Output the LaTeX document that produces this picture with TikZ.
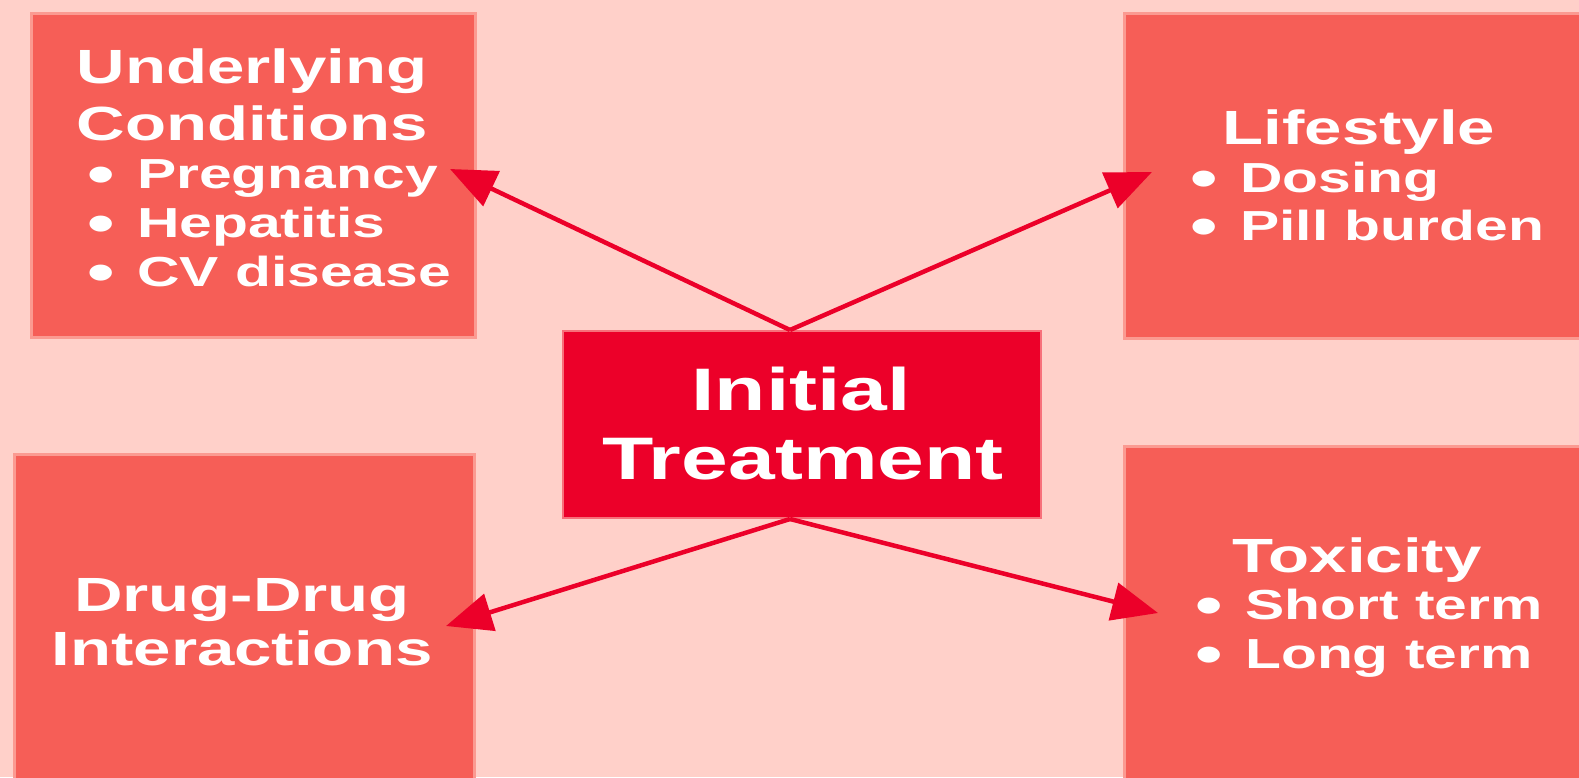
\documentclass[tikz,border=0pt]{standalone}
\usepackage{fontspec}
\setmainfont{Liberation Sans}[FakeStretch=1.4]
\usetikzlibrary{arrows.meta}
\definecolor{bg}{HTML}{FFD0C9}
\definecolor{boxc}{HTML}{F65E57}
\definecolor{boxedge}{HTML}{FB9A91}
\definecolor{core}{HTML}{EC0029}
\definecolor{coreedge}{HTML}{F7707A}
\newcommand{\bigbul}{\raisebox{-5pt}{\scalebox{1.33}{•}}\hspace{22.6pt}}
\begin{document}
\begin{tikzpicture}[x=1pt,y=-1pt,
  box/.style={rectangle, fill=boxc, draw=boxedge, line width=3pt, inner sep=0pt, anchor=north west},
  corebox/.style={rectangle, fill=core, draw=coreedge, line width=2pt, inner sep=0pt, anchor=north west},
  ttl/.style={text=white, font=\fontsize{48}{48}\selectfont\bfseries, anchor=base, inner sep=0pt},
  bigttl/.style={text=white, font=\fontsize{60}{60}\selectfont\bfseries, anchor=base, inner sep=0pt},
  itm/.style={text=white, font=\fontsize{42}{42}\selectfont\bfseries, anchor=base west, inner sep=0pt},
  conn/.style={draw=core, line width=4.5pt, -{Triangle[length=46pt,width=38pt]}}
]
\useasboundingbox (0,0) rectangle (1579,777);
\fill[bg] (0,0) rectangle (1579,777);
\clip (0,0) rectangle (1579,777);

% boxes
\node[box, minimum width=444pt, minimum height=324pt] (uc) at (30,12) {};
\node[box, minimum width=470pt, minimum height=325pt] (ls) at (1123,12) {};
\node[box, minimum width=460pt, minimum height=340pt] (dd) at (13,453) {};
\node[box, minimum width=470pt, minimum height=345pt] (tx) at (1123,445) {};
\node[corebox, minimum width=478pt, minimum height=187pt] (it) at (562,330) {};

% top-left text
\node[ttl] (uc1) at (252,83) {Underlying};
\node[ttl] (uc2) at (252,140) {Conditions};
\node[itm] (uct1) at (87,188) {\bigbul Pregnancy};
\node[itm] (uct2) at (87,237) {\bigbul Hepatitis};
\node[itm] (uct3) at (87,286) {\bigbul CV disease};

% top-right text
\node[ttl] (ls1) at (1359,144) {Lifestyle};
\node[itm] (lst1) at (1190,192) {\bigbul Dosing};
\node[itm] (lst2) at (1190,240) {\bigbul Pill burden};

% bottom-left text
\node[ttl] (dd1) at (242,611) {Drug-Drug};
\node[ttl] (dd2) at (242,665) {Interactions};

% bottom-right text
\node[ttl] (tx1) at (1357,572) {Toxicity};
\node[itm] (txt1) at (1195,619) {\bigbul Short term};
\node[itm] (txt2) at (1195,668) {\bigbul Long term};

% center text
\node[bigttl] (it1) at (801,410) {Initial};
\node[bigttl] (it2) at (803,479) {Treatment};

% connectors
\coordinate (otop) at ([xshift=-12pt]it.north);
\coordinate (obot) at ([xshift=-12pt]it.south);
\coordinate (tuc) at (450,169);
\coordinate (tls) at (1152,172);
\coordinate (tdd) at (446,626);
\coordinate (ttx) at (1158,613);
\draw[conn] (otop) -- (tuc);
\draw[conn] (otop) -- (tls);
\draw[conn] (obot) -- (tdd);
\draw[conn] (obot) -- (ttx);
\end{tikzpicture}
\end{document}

--

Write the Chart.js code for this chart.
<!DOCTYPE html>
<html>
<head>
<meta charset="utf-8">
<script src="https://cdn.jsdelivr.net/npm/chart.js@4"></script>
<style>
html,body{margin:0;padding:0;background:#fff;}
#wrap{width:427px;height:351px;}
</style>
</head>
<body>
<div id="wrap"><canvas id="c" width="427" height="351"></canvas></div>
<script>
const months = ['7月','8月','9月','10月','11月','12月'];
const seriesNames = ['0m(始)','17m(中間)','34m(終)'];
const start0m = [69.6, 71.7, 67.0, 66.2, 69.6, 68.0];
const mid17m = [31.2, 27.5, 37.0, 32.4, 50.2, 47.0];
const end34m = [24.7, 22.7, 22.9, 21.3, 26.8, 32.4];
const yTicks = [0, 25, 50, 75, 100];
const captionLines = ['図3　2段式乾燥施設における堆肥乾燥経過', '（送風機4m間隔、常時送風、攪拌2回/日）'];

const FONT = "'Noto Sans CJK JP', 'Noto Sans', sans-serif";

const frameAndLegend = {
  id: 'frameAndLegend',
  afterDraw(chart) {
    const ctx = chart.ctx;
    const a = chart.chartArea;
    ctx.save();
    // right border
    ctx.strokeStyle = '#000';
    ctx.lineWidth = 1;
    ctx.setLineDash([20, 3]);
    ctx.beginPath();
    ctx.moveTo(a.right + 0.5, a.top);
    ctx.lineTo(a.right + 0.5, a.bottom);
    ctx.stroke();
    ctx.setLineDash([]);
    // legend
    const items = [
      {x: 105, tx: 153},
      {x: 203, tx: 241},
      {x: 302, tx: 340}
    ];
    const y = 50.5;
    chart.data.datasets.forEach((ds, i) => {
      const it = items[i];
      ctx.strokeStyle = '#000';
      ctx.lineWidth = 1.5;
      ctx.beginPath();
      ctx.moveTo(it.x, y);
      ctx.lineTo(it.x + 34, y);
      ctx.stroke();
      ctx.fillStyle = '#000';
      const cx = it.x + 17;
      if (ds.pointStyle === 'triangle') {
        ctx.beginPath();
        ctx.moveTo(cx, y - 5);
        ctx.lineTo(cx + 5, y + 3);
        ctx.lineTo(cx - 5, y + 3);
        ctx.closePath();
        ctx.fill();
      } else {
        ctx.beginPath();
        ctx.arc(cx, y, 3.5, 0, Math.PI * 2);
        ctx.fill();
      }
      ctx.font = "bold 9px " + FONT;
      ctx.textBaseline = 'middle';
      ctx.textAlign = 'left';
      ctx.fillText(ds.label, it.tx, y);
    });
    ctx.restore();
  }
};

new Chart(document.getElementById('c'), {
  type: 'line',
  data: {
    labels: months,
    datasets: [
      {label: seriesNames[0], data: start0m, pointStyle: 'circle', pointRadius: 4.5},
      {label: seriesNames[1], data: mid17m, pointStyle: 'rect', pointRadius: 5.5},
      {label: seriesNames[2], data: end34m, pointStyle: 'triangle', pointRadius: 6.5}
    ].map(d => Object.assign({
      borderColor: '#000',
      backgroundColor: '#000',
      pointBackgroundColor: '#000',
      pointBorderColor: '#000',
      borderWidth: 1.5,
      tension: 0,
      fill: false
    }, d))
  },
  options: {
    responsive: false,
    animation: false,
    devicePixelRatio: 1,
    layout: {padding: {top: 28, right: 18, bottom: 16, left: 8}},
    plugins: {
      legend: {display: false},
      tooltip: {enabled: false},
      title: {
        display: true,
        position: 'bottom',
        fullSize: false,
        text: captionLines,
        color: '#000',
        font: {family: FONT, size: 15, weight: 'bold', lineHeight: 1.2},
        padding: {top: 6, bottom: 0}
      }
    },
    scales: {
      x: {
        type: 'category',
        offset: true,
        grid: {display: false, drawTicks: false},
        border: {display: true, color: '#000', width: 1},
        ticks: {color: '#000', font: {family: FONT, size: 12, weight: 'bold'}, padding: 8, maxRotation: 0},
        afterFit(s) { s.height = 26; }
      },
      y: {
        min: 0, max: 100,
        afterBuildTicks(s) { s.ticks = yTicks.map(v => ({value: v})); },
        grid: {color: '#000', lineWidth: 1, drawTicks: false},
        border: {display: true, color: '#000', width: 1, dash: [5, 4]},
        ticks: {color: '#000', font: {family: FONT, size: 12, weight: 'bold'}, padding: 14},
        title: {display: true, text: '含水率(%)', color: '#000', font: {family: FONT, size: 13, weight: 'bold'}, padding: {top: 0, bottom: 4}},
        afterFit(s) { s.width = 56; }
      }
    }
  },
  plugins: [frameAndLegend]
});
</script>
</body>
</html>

---

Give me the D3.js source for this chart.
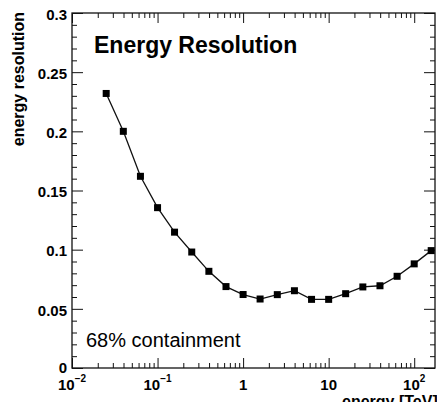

## TASK TO CARRY OUT
Retype exactly the lines from the one with "Output the LaTeX" through the one with "minimum width=478pt, minimum", both included, and nothing else; leave out the pictures.

## EXERCISE OUTPUT
Output the LaTeX document that produces this picture with TikZ.
\documentclass[tikz,border=0pt]{standalone}
\usepackage{fontspec}
\setmainfont{Liberation Sans}[FakeStretch=1.4]
\usetikzlibrary{arrows.meta}
\definecolor{bg}{HTML}{FFD0C9}
\definecolor{boxc}{HTML}{F65E57}
\definecolor{boxedge}{HTML}{FB9A91}
\definecolor{core}{HTML}{EC0029}
\definecolor{coreedge}{HTML}{F7707A}
\newcommand{\bigbul}{\raisebox{-5pt}{\scalebox{1.33}{•}}\hspace{22.6pt}}
\begin{document}
\begin{tikzpicture}[x=1pt,y=-1pt,
  box/.style={rectangle, fill=boxc, draw=boxedge, line width=3pt, inner sep=0pt, anchor=north west},
  corebox/.style={rectangle, fill=core, draw=coreedge, line width=2pt, inner sep=0pt, anchor=north west},
  ttl/.style={text=white, font=\fontsize{48}{48}\selectfont\bfseries, anchor=base, inner sep=0pt},
  bigttl/.style={text=white, font=\fontsize{60}{60}\selectfont\bfseries, anchor=base, inner sep=0pt},
  itm/.style={text=white, font=\fontsize{42}{42}\selectfont\bfseries, anchor=base west, inner sep=0pt},
  conn/.style={draw=core, line width=4.5pt, -{Triangle[length=46pt,width=38pt]}}
]
\useasboundingbox (0,0) rectangle (1579,777);
\fill[bg] (0,0) rectangle (1579,777);
\clip (0,0) rectangle (1579,777);

% boxes
\node[box, minimum width=444pt, minimum height=324pt] (uc) at (30,12) {};
\node[box, minimum width=470pt, minimum height=325pt] (ls) at (1123,12) {};
\node[box, minimum width=460pt, minimum height=340pt] (dd) at (13,453) {};
\node[box, minimum width=470pt, minimum height=345pt] (tx) at (1123,445) {};
\node[corebox, minimum width=478pt, minimum height=187pt] (it) at (562,330) {};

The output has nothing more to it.